By the middle of the 19th century some Americans with consciences began to gain some power in the United States and at least ended slavery, although it took the deaths of hundreds of thousands more peasant farmers and urban poor to achieve this. The genocide against native people continued unabated until nearly the 20th century.

Having gained complete control of the continent, the European Americans finally began to build what would become the most powerful and wealthiest nation/state in history. Society in America, as everywhere else in the world, was composed of a few very wealthy people earning most of the money and owning almost everything and the vast majority of people earning and owning comparatively very little.

This process of building the United States of America required the destruction of hundreds of thousands of families and resulted in the needless deaths of hundreds of thousands of peaceful people through violence, starvation, and neglect.

The old European empires, finally stripped of most of their colonial assets, began to exhaust themselves, first in a grinding, muddy, nasty war and then in a worldwide conflagration. The process, which took up nearly half of the 20th century, was the bloodiest time in world history. Mechanization allowed the generals to magnify the horror of war almost beyond comprehension. The United States, using its indomitable wealth and power, emerged from this period the unchallenged world power, a position it enjoys to this day.

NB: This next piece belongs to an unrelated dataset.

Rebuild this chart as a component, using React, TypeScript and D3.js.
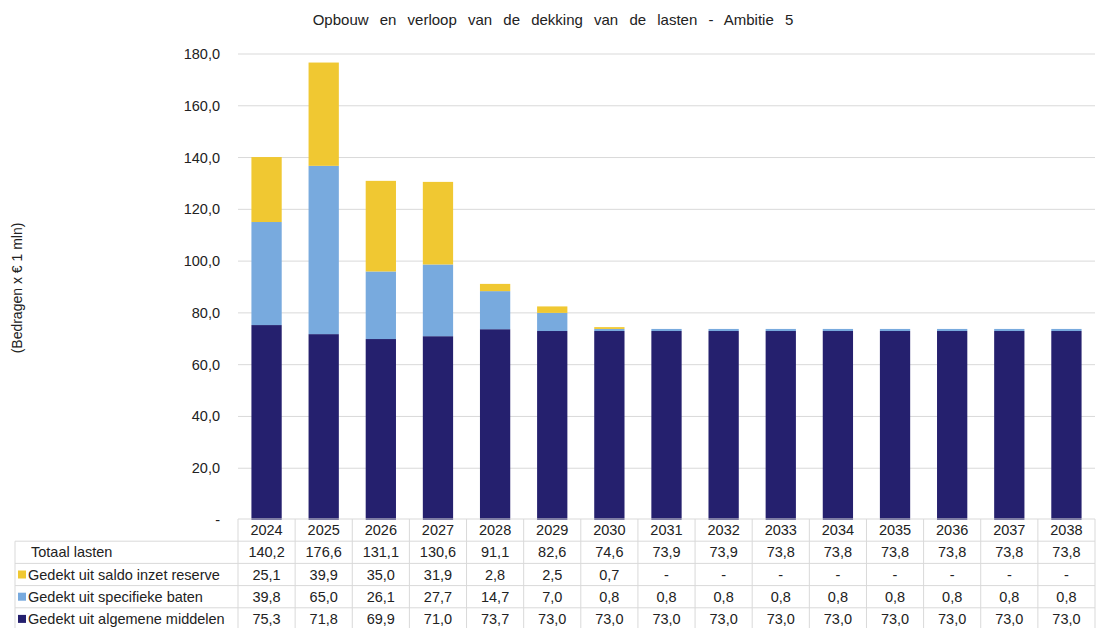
import React from "react";
import * as d3 from "d3";

const years = ["2024","2025","2026","2027","2028","2029","2030","2031","2032","2033","2034","2035","2036","2037","2038"];
const algemene = [75.3,71.8,69.9,71.0,73.7,73.0,73.0,73.0,73.0,73.0,73.0,73.0,73.0,73.0,73.0];
const specifieke = [39.8,65.0,26.1,27.7,14.7,7.0,0.8,0.8,0.8,0.8,0.8,0.8,0.8,0.8,0.8];
const reserve = [25.1,39.9,35.0,31.9,2.8,2.5,0.7,0,0,0,0,0,0,0,0];
const totaal = [140.2,176.6,131.1,130.6,91.1,82.6,74.6,73.9,73.9,73.8,73.8,73.8,73.8,73.8,73.8];
const yTicks = [0,20,40,60,80,100,120,140,160,180];

const seriesNames = ["Gedekt uit algemene middelen","Gedekt uit specifieke baten","Gedekt uit saldo inzet reserve"];
const colors = ["#25206e","#78aade","#f0c832"];

const W = 1097, H = 628;
const left = 238, right = 1095;
const fmt = (v: number) => v === 0 ? "-" : v.toFixed(1).replace(".", ",");

export default function App() {
  const x = d3.scaleBand<string>().domain(years).range([left, right]).paddingInner(0.47).paddingOuter(0.235);
  const cols = d3.scaleBand<string>().domain(years).range([left, right]);
  const y = d3.scaleLinear().domain([0, 180]).range([520, 54]);
  const rows = years.map((yr, i) => ({ yr, algemene: algemene[i], specifieke: specifieke[i], reserve: reserve[i] }));
  const stack = d3.stack<any>().keys(["algemene", "specifieke", "reserve"])(rows);
  const font = "'Liberation Sans', Arial, sans-serif";
  const rowTop = 519, rowH = 22.2;
  const fs = 14.5;
  const tableRows = [
    { name: "Totaal lasten", vals: totaal, color: null as string | null },
    { name: seriesNames[2], vals: reserve, color: colors[2] },
    { name: seriesNames[1], vals: specifieke, color: colors[1] },
    { name: seriesNames[0], vals: algemene, color: colors[0] },
  ];
  const grid = "#d9d9d9";
  return (
    <svg width={W} height={H} style={{ position: "absolute", left: 0, top: 0 }} fontFamily={font}>
      <rect width={W} height={H} fill="#fff" />
      <text x={553} y={25} textAnchor="middle" fontSize={15} wordSpacing={7} fill="#222">Opbouw en verloop van de dekking van de lasten - Ambitie 5</text>
      <text transform={`translate(22,288) rotate(-90)`} textAnchor="middle" fontSize={14} fill="#222">(Bedragen x € 1 mln)</text>
      {yTicks.map(t => (
        <g key={t}>
          {t > 0 && <line x1={left} x2={right} y1={y(t)} y2={y(t)} stroke={grid} strokeWidth={1} />}
          <text x={220} y={y(t) + 5} textAnchor="end" fontSize={fs} fill="#222">{fmt(t)}</text>
        </g>
      ))}
      {stack.map((s, si) => (
        <g key={si} fill={colors[si]}>
          {s.map((d, i) => {
            const h = y(d[0]) - y(d[1]);
            if (h <= 0) return null;
            return <rect key={i} x={x(years[i])!} width={x.bandwidth()} y={y(d[1])} height={h} />;
          })}
        </g>
      ))}
      {/* table */}
      <g stroke={grid} strokeWidth={1} fill="none">
        <line x1={left} x2={right} y1={rowTop} y2={rowTop} />
        {d3.range(1, 6).map(r => (
          <line key={r} x1={15} x2={right} y1={rowTop + r * rowH} y2={rowTop + r * rowH} />
        ))}
        <line x1={15} x2={15} y1={rowTop + rowH} y2={H} />
        {years.map(yr => <line key={yr} x1={cols(yr)!} x2={cols(yr)!} y1={rowTop} y2={H} />)}
        <line x1={right} x2={right} y1={rowTop} y2={H} />
      </g>
      {years.map(yr => (
        <text key={yr} x={cols(yr)! + cols.bandwidth() / 2} y={rowTop + rowH / 2 + 5} textAnchor="middle" fontSize={fs} fill="#222">{yr}</text>
      ))}
      {tableRows.map((r, ri) => {
        const cy = rowTop + (ri + 1) * rowH + rowH / 2;
        return (
          <g key={ri}>
            {r.color && <rect x={18} y={cy - 4} width={8} height={8} fill={r.color} />}
            <text x={r.color ? 28 : 31} y={cy + 5} fontSize={fs} fill="#222">{r.name}</text>
            {r.vals.map((v, i) => (
              <text key={i} x={cols(years[i])! + cols.bandwidth() / 2} y={cy + 5} textAnchor="middle" fontSize={fs} fill="#222">{fmt(v)}</text>
            ))}
          </g>
        );
      })}
    </svg>
  );
}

In our popular culture, this is all covered with a veneer of idealistic concepts like liberty, equality, and independence and infused with religious justification in order to persuade the vast working class to provide even greater wealth to the wealthiest few. The veneer is often painted in bright patriotic colors.

Unfortunately, Julie, the rest of the world has the ability most Americans lack; they can see beneath the veneer to the reality underneath. We are no better, and certainly no worse, than any other empire that has come before us. But we are far from being John Winthrop’s imagined “city upon a hill.” The only thing truly exceptional about us is the mythology of American Exceptionalism.

Only by teaching our children the real history of the United States can we begin to mold future citizens into people with consciences who will make sure that the horrors of our own history never occur again.